As a second-time founder, the path is starkly different than that of a first-time entrepreneur: Yotam had already proven that he could execute an idea, something investors seek and can’t be certain of from first-time entrepreneurs. “An investor met me during the process of raising this round [Daisy’s Seed round] and asked me if we had an app already working that I could show him. I asked him, ‘Why do you need me to show you the app? That's the easy part,’” said Yotam. “It's not about knowing how to build, it's about building the right product, it's about finding a really interesting market, finding the opportunity. They agreed, but again, this is a privilege I can tap into the second time around.” Moreover, when the venture is tech-enabled, rather than based on deep technology, there is less of a need to show a working product.
This wasn’t Yotam’s first startup, and he approached Daisy’s first fundraising process quite differently than he did the raise for his first venture, Wibbitz. This time around he approached investors wanting more than just funding – he sought a partner that would be with him for the long run and help him think strategically. Yotam began conversations pretty early on in his research, choosing five investors that he felt could be a fit, and meeting them frequently to keep them updated on his learnings and ideas. For him, this part of the process was fundamentally about building together, and he remained open to their feedback and direction. The first investment for Daisy actually came around faster than he had expected because two of the five investors he had been in touch with started pushing towards funding. He had considered both of them to be great finalists to lead the round, but ultimately, he chose Michael Eisenberg from Aleph with participation from a few value-add investors, including Shai Wininger, who co-founded Lemonade and Fiverr.
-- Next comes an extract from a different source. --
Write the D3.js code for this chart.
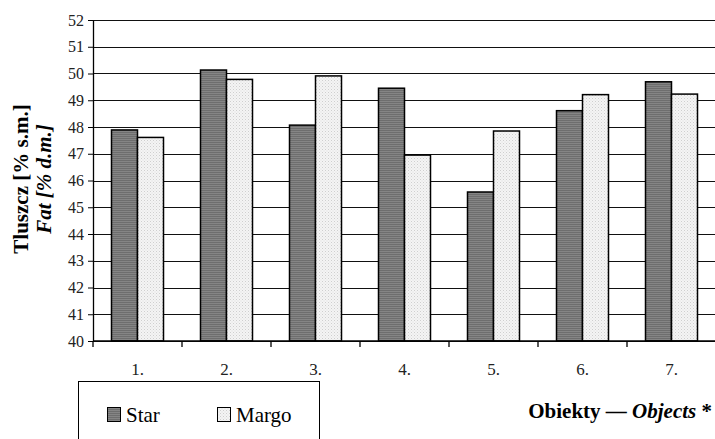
<!DOCTYPE html>
<html>
<head>
<meta charset="utf-8">
<script src="https://cdn.jsdelivr.net/npm/d3@7"></script>
<style>
  body { margin: 0; background: #fff; }
  svg text { font-family: "Liberation Serif", "Times New Roman", Times, "DejaVu Serif", serif !important; }
</style>
</head>
<body>
<svg id="chart" width="715" height="439"></svg>
<script>
// data
var categories = ["1.", "2.", "3.", "4.", "5.", "6.", "7."];
var seriesNames = ["Star", "Margo"];
var starValues = [47.89, 50.13, 48.07, 49.45, 45.57, 48.61, 49.69];
var margoValues = [47.61, 49.78, 49.91, 46.95, 47.85, 49.21, 49.23];
var yTicks = [40, 41, 42, 43, 44, 45, 46, 47, 48, 49, 50, 51, 52];

var margin = { top: 20, left: 93 };
var plotW = 623, plotH = 321;
var serif = "'Liberation Serif', 'Times New Roman', serif";

var svg = d3.select("#chart").attr("font-family", serif);

// fill textures for the two series
var defs = svg.append("defs");
var pStar = defs.append("pattern").attr("id", "pStar")
  .attr("patternUnits", "userSpaceOnUse").attr("width", 4).attr("height", 2);
pStar.append("rect").attr("width", 4).attr("height", 2).attr("fill", "#858585");
pStar.append("rect").attr("width", 4).attr("height", 1).attr("fill", "#6e6e6e");

var pMargo = defs.append("pattern").attr("id", "pMargo")
  .attr("patternUnits", "userSpaceOnUse").attr("width", 3).attr("height", 3);
pMargo.append("rect").attr("width", 3).attr("height", 3).attr("fill", "#f4f4f4");
pMargo.append("rect").attr("width", 1).attr("height", 1).attr("fill", "#cfcfcf");
pMargo.append("rect").attr("x", 1.5).attr("y", 1.5).attr("width", 1).attr("height", 1).attr("fill", "#dcdcdc");

var g = svg.append("g").attr("transform", "translate(" + margin.left + "," + margin.top + ")");

var x = d3.scaleBand().domain(categories).range([0, plotW]).padding(0);
var xs = d3.scaleBand().domain(seriesNames).range([18.5, 70.5]);
var y = d3.scaleLinear().domain([40, 52]).range([plotH, 0]);

// horizontal grid
g.append("g")
  .selectAll("line")
  .data(yTicks)
  .enter()
  .append("line")
  .attr("x1", 0).attr("x2", plotW)
  .attr("y1", d => Math.round(y(d)) + 0.5).attr("y2", d => Math.round(y(d)) + 0.5)
  .attr("stroke", "#111").attr("stroke-width", 1.1);

// bars
var rows = categories.map(function(c, i) {
  return { cat: c, vals: [{ s: "Star", v: starValues[i] }, { s: "Margo", v: margoValues[i] }] };
});

var grp = g.selectAll(".grp")
  .data(rows)
  .enter()
  .append("g")
  .attr("transform", d => "translate(" + x(d.cat) + ",0)");

grp.selectAll("rect")
  .data(d => d.vals)
  .enter()
  .append("rect")
  .attr("x", d => xs(d.s))
  .attr("width", xs.bandwidth())
  .attr("y", d => y(d.v))
  .attr("height", d => plotH - y(d.v))
  .attr("fill", d => d.s == "Star" ? "url(#pStar)" : "url(#pMargo)")
  .attr("stroke", "#000")
  .attr("stroke-width", 1.5);

// y axis
var yAxis = g.append("g")
  .call(d3.axisLeft(y).tickValues(yTicks).tickSize(5).tickSizeOuter(0).tickPadding(4));
yAxis.attr("font-family", serif).attr("font-size", 16);
yAxis.select(".domain").attr("stroke", "#000").attr("stroke-width", 1.3);
yAxis.selectAll("line").attr("stroke", "#000");
yAxis.selectAll("text").attr("font-size", 16).attr("fill", "#222");

// x axis: ticks sit between the categories
var xAxis = g.append("g").attr("transform", "translate(0," + plotH + ")");
xAxis.append("line").attr("x1", 0).attr("x2", plotW).attr("y1", 0).attr("y2", 0)
  .attr("stroke", "#000").attr("stroke-width", 1.3);
xAxis.selectAll(".xt")
  .data(categories.concat(["end"]))
  .enter()
  .append("line")
  .attr("x1", (d, i) => i * x.step()).attr("x2", (d, i) => i * x.step())
  .attr("y1", 0).attr("y2", 6)
  .attr("stroke", "#000").attr("stroke-width", 1.3);
xAxis.selectAll(".xl")
  .data(categories)
  .enter()
  .append("text")
  .attr("x", d => x(d) + x.bandwidth() / 2)
  .attr("y", 34)
  .attr("text-anchor", "middle")
  .attr("font-size", 17)
  .attr("fill", "#222")
  .text(d => d);

// y axis title (two lines)
var yt = svg.append("text")
  .attr("transform", "translate(28,179) rotate(-90)")
  .attr("text-anchor", "middle")
  .attr("font-size", 21)
  .attr("font-weight", "bold");
yt.append("tspan").attr("x", 0).attr("y", 0).text("Tluszcz [% s.m.]");
yt.append("tspan").attr("x", 0).attr("y", 23).attr("font-style", "italic").text("Fat [% d.m.]");

// x axis title
var xt = svg.append("text")
  .attr("x", 712).attr("y", 418)
  .attr("text-anchor", "end")
  .attr("font-size", 21)
  .attr("font-weight", "bold");
xt.append("tspan").text("Obiekty \u2014 ");
xt.append("tspan").attr("font-style", "italic").text("Objects");
xt.append("tspan").text(" *");

// legend
var legend = svg.append("g");
legend.append("rect")
  .attr("x", 78.5).attr("y", 381.5).attr("width", 241).attr("height", 80)
  .attr("fill", "#fff").attr("stroke", "#000").attr("stroke-width", 1);

var legX = [107, 217];
var li = legend.selectAll(".li")
  .data(seriesNames)
  .enter()
  .append("g")
  .attr("transform", (d, i) => "translate(" + legX[i] + ",407)");
li.append("rect")
  .attr("x", 0.5).attr("y", 0.5)
  .attr("width", 13).attr("height", 14)
  .attr("fill", d => d == "Star" ? "url(#pStar)" : "url(#pMargo)")
  .attr("stroke", "#000").attr("stroke-width", 1);
li.append("text")
  .attr("x", 19).attr("y", 15)
  .attr("font-size", 21)
  .text(d => d);
</script>
</body>
</html>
Yotam and Nir closed the round of $4.5 million dollars in January 2020.23
A Seed round is just as much of an opportunity to prove a concept as it is a commitment. This is something Yotam learned from his experience in Wibbitz. The first time he started a company and began fundraising, he hadn’t understood the level of commitment he would be undertaking. At the time, he was just trying to get from one milestone to the next. With Daisy, he knew that if he took the leap, it would mean a commitment of anywhere between five and 10 years of his life.
For Yotam, passion is the key. “Building a company is like a 5,000-piece jigsaw puzzle that you'll never finish, but as you start to build it out and see enough images in the puzzle to be able to understand what it’s about, then it's the right time to say okay, I'm going after it,” said Yotam. “There are a lot of things you don't know. But, I think it really all comes down to the two questions of whether this is an interesting market, and whether you are passionate about it or not.”
“When choosing an investor, the trust between the entrepreneur and investor is a priority,” advises Yotam. For him, an investor needs to trust the process and be aware that the entrepreneur does not have all of the answers upfront, as it’s a learning process for him or her as well. “A potential investor from NYC wanted to join the round and called my investor, asking a lot of questions. Our investor told him, ‘I don't know what they will do about it, but I trust them. They understand what they’re doing and they’re learning fast, so they will figure it out,’” said Yotam.
It’s an absolute certainty that problems will arise, and an investor has to have enough confidence and trust in the entrepreneur’s ability to find the solution. Yotam’s passion for the industry and the business he’s building, coupled with investors who believe in his ability to solve and grow from whatever comes at him, gave Yotam the confidence and conviction to start building again, this time with Daisy.